They were nearly wiped out by disease and in mass killings and other horrific crimes.
Archived version: https://archive.is/newest/https://www.straitstimes.com/asia/australianz/truth-telling-inquiry-finds-australias-indigenous-people-faced-genocide
Disclaimer: The article linked is from a single source with a single perspective. Make sure to cross-check information against multiple sources to get a comprehensive view on the situation.
I’m almost positive that the vast majority of historians consider every instance of colonialisation an act of genocide against the indigenous population. How is this any different? Does this change anything?
Not all colonialism is genocide, although most all colonialism that isnt genocide is also not far off from genocide and usually is a precursor step to it. Like genocide-lite
The colonization of a population by another power usually does not inherently involve mass murder of that population, the taking of their children, or explicit intent to wipe out their culture. Throughout history much colonialism has functioned through a process of the colonizer being a minority in the land of the colonized. Colonialism at its base is not something where the colonizer shows up to wipe people out and settle their own people in the same space.
Generally the way colonialism has functioned historically, at least simplified, is that the colonizing power shows up, denotes some specific segment of the population that agrees to take instruction from the colonizer as the upper class of society, and then enforces their rule (in as much as they can) via that hand-picked group. Sometimes prior to this you have missionaries showing up, whos goal also is obviously not one of genocide. Generally those who adopted the religion of the colonizer were those more likely to be hand selected as the upper caste that was favored by the colonizer.
Because colonial powers were often spread thin this is just the logical way that colonialism often functioned. Certain colonies ended up facing genocide once there was enough of a population that taking over land was considered a possibility by the colonizing power. At which point things tended to get far uglier
For examples from the American lexicon: US colonialism in the Philippines: not genocide. US colonialism in the trail of tears: genocide. US colonialism in Hawai’i? Overall, genocide. But it wasnt genocide at first.

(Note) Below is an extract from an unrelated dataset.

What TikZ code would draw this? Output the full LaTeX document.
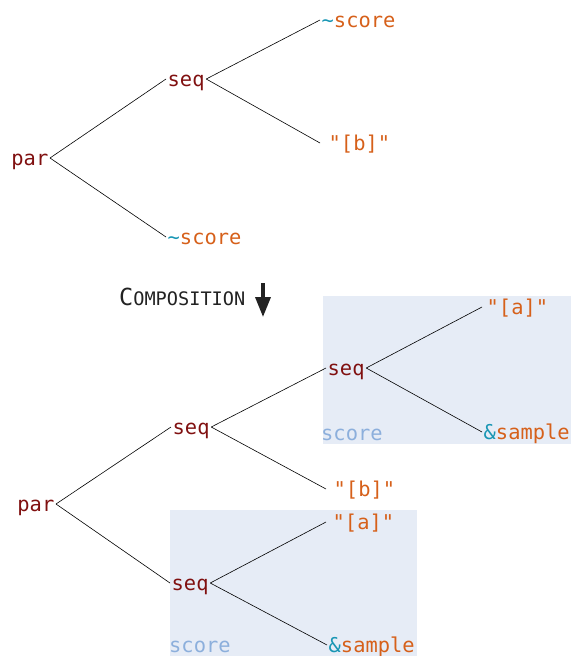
\documentclass[tikz,border=0pt]{standalone}
\usepackage{fontspec}
\setmonofont{DejaVu Sans Mono}
\renewcommand{\familydefault}{\ttdefault}
\usetikzlibrary{arrows.meta}
\definecolor{maroon}{RGB}{128,16,16}
\definecolor{leaforange}{RGB}{214,96,26}
\definecolor{tealc}{RGB}{24,150,180}
\definecolor{lblue}{RGB}{140,175,220}
\definecolor{boxfill}{RGB}{230,236,246}
\definecolor{darkg}{RGB}{34,34,34}
\tikzset{
  lbl/.style={font=\ttfamily\fontsize{20.4}{20.4}\selectfont, text height=14pt, text depth=0pt, inner ysep=0pt},
  parent/.style={lbl, text=maroon, inner xsep=1.5pt},
  leaf/.style={lbl, text=leaforange, inner xsep=1.5pt},
  qleaf/.style={lbl, text=leaforange},
  edge/.style={draw=black, line width=0.6pt},
  scopelbl/.style={lbl, text=lblue, inner xsep=0pt},
}
\begin{document}
\begin{tikzpicture}[x=1pt,y=-1pt]
\useasboundingbox (0,0) rectangle (571,656);
% boxes
\fill[boxfill] (323,296) rectangle (571,444);
\fill[boxfill] (170,510) rectangle (417,656);
% top tree
\node[parent, anchor=east] (p1) at (50,158) {par};
\node[parent, anchor=west] (s1) at (166,79) {seq};
\node[leaf, anchor=west] (l1) at (320,20) {\textcolor{tealc}{\textasciitilde}score};
\node[qleaf, inner xsep=8.5pt, anchor=west] (l2) at (320,143) {"[b]"};
\node[leaf, anchor=west] (l3) at (166,237) {\textcolor{tealc}{\textasciitilde}score};
\draw[edge] (p1.east) -- (s1.west);
\draw[edge] (p1.east) -- (l3.west);
\draw[edge] (s1.east) -- (l1.west);
\draw[edge] (s1.east) -- (l2.west);
% composition
\node[anchor=base west, inner sep=0pt, text=darkg] (comp) at (119,305)
  {\ttfamily\fontsize{23.5}{23.5}\selectfont C\fontsize{18.6}{18.6}\selectfont OMPOSITION};
\coordinate (a1) at (263,283);
\coordinate (a2) at (263,317);
\draw[line width=3.5pt, darkg, -{Triangle[length=20pt,width=15pt]}] (a1) -- (a2);
% bottom tree
\node[parent, anchor=east] (p2) at (56,504) {par};
\node[parent, anchor=west] (s2) at (171,427) {seq};
\node[parent, anchor=west] (s3) at (326,368) {seq};
\node[parent, anchor=west] (s4) at (170,583) {seq};
\node[qleaf, inner xsep=4.5pt, anchor=west] (b1) at (482,307) {"[a]"};
\node[leaf, anchor=west] (b2) at (482,432) {\textcolor{tealc}{\&}sample};
\node[qleaf, inner xsep=7.5pt, anchor=west] (b3) at (326,489) {"[b]"};
\node[qleaf, inner xsep=6.5pt, anchor=west] (b4) at (326,522) {"[a]"};
\node[leaf, anchor=west] (b5) at (327,645) {\textcolor{tealc}{\&}sample};
\node[scopelbl, anchor=west] (sc1) at (321,433) {score};
\node[scopelbl, anchor=west] (sc2) at (169,645) {score};
\draw[edge] (p2.east) -- (s2.west);
\draw[edge] (p2.east) -- (s4.west);
\draw[edge] (s2.east) -- (s3.west);
\draw[edge] (s2.east) -- (b3.west);
\draw[edge] (s3.east) -- (b1.west);
\draw[edge] (s3.east) -- (b2.west);
\draw[edge] (s4.east) -- (b4.west);
\draw[edge] (s4.east) -- (b5.west);
\end{tikzpicture}
\end{document}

US missionaries in Hawai’i? Colonialism, but not genocide.
Its appropriate to say that the US’s relationship to indigenous peoples in North America is overall genocide, however that does not mean that every single step along the way was genocidal. Colonialism and genocide are not synonymous. Throughout the history of colonialism in North America, the French and Spanish were generally less genocidal and more just colonial. Whereas the English tended to be both colonial and genocidal pretty much from the jump
I would disagree on Spanish being less genocidal, just a different flavor of genocide. More focused on erasure of cultural and religious elements that comprises a distinct group compared to the targeted killing and displace style of genocide.
Not an Australian but living in Victoria. I think the “Aboriginal-led” is the big point of difference in this investigation.